Все иллюстрации выполнены детьми.
С некоторыми из них вы встретитесь на страницах книги.
08:00
Первый звонок
Все, что нужно знать о современной школе, я понял в день, когда учителям пришло письмо о заложенной в здании бомбе.
На первый урок у младших классов я пришел, вооружившись ноутбуком и пачкой листков для записей. На втором – в кабинет бесшумно вошел завуч, что-то прошептал на ухо учителю, а затем попросил всех выйти в коридор. С вещами.
Несколько минут спустя четыреста человек заполнили площадку у школы. По неуверенным переглядываниям и нервному смеху было понятно: еще никто не понимает, что же действительно произошло.
Где-то внутри себя я готовился к ощущению неуправляемого хаоса, которым всегда сопровождалась внезапная эвакуация в моей школе. Я уже знал, как это будет выглядеть: учителя попытаются выстроить детей группами, повышая голос и путаясь в своих же собственных действиях. А информацию о происходящем придется узнавать не от преподавателей, а от своих же одноклассников. Словно в стерильный школьный мир внезапно врывалось что-то настоящее. И к этому никто оказывался не готов.

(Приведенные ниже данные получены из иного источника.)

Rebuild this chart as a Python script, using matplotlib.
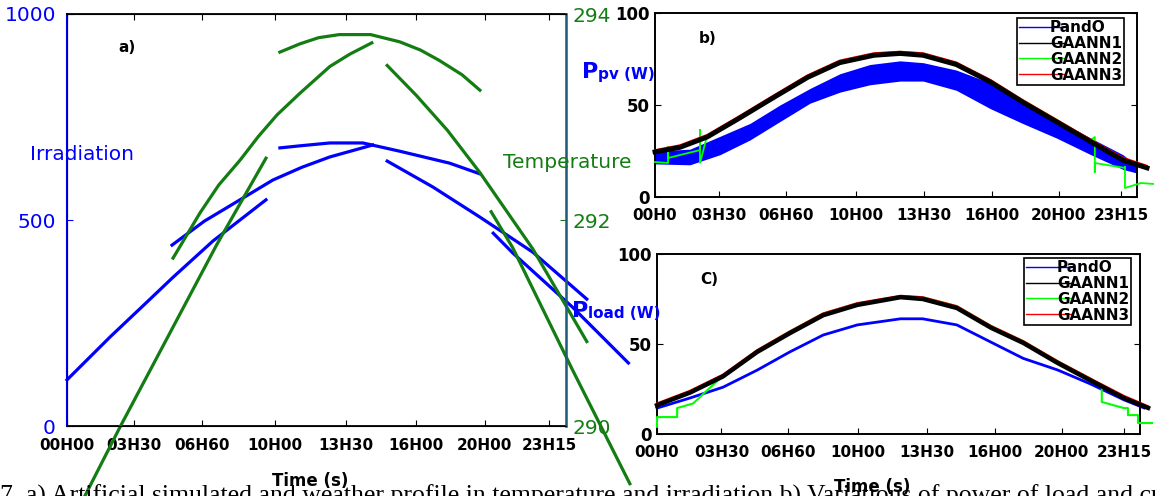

За следующие несколько минут выяснилось, что в школе, как в бункере на случай апокалипсиса, есть все необходимое. Февральским утром дети вышли одетыми и не мерзли, а пледов и воды хватило на всех. Не было и следа паники. Школьники вовремя узнавали информацию и стояли организованными группами, как будто ожидая начала концерта. Преподаватели даже не прерывали уроков, просто сменили кабинеты на уличную площадку.
Рядом со мной запускались прямые трансляции в соцсетях. Те, кто жил поблизости, предлагали другим остаться переждать у них дома. И еще до новостей о том, что тревога оказалась ложной, стало понятно, что в этом и есть суть школы как таковой. Быть местом, которое действительно готовит к взрослой жизни. К реальным ситуациям с реальными условиями – как обещали каждому из нас первого сентября, когда мы стояли с букетами для учителей и еще не знали, что именно нас ждет в следующие одиннадцать лет.
Преподаватели в Скандинавии говорят, что прежде всего школа должна научить одному – умению быстро адаптироваться к окружающему миру.
Потому что этот мир стремительно меняется, а школа – нет. Знания повсюду, на расстоянии вытянутой руки и двух кликов. От информации тяжелее защититься, чем ее получить. Ученики больше не уважают учителя только за то, что он знает теорему Пифагора или помнит, в каком году было Ледовое побоище. А школа – больше не место, где мы получаем сакральные знания, которые нельзя найти где-то еще. И если у преподавателя отобрали возможность передавать информацию, то какие инструменты у него остаются? Как сказал бы писатель Дэвид Фостер Уоллес: «Те, благодаря которым мы в конце концов становимся собой».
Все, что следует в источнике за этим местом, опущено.